>> START Data supplied

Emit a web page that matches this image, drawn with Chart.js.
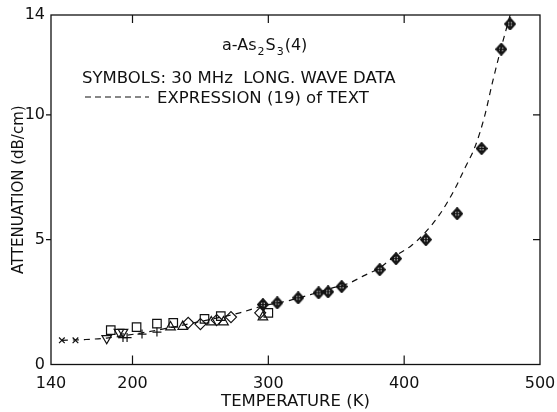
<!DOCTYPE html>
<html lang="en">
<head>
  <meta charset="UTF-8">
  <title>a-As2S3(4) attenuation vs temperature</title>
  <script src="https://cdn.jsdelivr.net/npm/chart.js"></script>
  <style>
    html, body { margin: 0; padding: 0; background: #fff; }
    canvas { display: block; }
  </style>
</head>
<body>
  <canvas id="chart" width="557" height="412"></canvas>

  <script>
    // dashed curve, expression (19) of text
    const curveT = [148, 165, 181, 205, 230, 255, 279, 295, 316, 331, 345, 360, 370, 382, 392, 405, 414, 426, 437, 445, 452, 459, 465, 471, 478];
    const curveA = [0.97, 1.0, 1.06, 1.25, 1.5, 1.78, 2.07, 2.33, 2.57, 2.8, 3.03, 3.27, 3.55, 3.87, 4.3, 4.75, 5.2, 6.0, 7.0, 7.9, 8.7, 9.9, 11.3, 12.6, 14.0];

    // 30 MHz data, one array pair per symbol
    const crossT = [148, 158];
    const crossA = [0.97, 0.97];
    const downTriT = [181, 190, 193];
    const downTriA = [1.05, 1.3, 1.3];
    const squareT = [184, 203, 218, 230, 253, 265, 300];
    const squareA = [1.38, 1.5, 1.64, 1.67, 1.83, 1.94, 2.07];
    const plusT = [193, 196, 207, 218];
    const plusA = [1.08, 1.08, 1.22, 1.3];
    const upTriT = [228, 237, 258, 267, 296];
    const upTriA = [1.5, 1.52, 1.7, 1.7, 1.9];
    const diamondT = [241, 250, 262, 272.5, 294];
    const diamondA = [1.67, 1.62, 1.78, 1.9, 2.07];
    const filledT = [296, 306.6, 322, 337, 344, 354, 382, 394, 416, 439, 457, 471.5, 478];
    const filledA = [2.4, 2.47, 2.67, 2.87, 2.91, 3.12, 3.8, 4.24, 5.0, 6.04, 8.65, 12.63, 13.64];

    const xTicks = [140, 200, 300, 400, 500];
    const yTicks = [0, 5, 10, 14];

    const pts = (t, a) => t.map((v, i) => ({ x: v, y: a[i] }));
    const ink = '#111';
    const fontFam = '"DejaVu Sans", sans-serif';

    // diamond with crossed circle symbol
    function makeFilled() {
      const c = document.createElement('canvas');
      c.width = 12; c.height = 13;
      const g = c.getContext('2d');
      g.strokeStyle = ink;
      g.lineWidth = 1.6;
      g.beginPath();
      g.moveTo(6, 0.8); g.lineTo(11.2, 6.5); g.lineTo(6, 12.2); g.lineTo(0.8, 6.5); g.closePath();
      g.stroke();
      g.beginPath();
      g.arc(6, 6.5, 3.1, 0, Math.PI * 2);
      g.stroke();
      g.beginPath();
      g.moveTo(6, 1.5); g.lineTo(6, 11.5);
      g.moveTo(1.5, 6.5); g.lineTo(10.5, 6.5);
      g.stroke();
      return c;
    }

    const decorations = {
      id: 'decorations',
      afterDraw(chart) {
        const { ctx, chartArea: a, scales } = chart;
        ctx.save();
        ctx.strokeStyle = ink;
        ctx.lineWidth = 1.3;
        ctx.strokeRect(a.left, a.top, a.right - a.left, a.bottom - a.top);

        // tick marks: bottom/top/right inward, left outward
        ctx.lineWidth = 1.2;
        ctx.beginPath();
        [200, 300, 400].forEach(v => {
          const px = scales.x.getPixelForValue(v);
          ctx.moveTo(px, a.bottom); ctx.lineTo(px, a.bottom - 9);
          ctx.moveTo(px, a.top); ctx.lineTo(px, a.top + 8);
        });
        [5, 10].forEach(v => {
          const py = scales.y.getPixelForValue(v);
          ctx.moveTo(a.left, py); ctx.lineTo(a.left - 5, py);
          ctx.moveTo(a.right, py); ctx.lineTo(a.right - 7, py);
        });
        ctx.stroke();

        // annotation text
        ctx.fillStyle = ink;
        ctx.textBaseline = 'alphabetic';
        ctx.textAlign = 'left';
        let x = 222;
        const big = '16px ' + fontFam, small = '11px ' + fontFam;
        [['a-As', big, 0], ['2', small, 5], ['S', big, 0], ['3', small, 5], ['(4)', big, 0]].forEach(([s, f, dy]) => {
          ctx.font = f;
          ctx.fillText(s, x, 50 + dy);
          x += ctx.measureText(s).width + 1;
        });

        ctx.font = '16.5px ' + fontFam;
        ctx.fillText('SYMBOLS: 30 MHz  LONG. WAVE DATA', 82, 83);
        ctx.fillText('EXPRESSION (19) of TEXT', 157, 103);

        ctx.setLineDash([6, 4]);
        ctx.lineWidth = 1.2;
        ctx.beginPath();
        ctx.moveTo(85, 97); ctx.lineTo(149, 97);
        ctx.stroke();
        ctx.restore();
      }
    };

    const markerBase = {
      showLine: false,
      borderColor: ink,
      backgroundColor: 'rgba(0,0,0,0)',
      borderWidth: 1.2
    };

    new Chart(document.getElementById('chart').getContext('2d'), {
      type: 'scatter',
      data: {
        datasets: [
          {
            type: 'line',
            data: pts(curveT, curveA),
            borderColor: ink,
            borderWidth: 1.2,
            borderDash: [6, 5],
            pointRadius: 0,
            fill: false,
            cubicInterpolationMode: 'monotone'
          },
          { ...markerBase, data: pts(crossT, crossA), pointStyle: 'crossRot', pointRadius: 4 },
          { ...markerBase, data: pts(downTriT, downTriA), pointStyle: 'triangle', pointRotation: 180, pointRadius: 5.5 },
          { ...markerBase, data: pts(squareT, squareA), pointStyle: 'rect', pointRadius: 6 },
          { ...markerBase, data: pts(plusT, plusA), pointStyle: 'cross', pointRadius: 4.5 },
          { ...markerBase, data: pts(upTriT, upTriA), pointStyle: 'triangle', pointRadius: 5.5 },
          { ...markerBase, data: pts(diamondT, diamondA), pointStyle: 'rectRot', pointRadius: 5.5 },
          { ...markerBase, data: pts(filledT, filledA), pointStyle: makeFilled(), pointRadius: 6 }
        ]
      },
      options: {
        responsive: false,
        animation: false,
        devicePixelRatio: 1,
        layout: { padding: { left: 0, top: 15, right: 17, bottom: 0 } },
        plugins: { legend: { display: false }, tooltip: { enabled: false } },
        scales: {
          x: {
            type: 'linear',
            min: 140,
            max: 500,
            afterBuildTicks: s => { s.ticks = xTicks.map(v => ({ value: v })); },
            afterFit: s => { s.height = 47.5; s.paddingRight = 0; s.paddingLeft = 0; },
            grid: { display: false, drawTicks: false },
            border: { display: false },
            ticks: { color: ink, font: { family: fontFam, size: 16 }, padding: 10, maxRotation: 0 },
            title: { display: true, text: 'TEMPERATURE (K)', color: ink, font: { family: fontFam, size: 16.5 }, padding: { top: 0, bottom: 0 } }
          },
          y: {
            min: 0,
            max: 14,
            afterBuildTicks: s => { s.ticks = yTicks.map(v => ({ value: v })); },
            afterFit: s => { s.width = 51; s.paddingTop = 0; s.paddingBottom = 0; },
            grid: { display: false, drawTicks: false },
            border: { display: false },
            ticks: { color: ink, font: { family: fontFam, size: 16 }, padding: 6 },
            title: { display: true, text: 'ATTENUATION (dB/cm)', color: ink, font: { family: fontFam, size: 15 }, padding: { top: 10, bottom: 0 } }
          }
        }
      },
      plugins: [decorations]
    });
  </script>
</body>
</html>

>> END Data supplied
>> START Data supplied

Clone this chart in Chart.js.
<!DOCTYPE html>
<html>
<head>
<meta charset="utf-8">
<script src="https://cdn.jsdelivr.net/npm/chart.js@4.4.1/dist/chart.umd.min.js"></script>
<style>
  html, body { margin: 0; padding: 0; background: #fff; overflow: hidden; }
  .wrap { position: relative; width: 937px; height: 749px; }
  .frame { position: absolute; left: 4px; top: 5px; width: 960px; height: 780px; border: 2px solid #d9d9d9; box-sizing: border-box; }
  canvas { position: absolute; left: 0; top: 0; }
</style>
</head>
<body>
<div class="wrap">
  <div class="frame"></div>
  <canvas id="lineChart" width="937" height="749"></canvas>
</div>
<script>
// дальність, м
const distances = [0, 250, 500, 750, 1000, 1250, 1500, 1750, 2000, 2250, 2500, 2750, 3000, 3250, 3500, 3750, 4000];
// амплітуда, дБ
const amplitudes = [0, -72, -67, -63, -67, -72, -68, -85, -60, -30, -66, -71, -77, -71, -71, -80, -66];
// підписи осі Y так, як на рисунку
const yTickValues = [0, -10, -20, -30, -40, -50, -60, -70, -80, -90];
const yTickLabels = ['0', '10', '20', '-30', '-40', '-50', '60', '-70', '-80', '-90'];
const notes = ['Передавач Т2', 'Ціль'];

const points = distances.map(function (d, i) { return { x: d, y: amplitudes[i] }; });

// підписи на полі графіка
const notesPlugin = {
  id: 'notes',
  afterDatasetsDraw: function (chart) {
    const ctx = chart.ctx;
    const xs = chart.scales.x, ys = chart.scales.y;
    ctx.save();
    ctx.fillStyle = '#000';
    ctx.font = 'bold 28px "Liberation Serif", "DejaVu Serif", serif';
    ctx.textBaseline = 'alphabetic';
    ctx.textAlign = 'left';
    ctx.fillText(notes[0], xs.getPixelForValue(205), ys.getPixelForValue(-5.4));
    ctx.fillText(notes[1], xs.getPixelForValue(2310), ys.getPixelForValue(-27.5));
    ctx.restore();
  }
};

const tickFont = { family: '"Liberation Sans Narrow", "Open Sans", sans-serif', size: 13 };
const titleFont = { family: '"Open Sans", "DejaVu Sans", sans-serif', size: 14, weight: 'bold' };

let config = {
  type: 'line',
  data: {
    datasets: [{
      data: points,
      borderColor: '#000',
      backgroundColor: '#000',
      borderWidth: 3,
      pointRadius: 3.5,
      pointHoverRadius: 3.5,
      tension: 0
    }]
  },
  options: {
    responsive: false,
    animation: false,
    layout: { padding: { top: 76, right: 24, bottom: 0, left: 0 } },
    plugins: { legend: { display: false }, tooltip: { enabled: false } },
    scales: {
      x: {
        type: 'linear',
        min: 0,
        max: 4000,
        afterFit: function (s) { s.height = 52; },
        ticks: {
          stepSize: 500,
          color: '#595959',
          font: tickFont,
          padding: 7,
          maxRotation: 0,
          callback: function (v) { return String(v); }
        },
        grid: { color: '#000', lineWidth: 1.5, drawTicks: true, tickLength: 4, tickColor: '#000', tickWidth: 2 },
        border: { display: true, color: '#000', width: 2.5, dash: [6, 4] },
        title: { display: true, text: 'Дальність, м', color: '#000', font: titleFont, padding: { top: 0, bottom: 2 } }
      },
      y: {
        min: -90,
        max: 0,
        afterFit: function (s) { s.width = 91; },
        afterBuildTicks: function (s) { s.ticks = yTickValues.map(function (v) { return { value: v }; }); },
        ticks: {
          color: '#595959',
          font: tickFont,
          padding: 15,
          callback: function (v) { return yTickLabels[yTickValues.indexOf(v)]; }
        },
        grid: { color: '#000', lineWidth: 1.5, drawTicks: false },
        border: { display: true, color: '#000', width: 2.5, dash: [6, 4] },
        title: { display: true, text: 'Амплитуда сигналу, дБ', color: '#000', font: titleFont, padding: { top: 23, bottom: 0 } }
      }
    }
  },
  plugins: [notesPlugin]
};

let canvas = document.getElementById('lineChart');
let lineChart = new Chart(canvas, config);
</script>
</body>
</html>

>> END Data supplied

__What is asked__
From the material given, work out how many lines hold the string "this"; state that number and nothing further.

__Result of the exercise__
2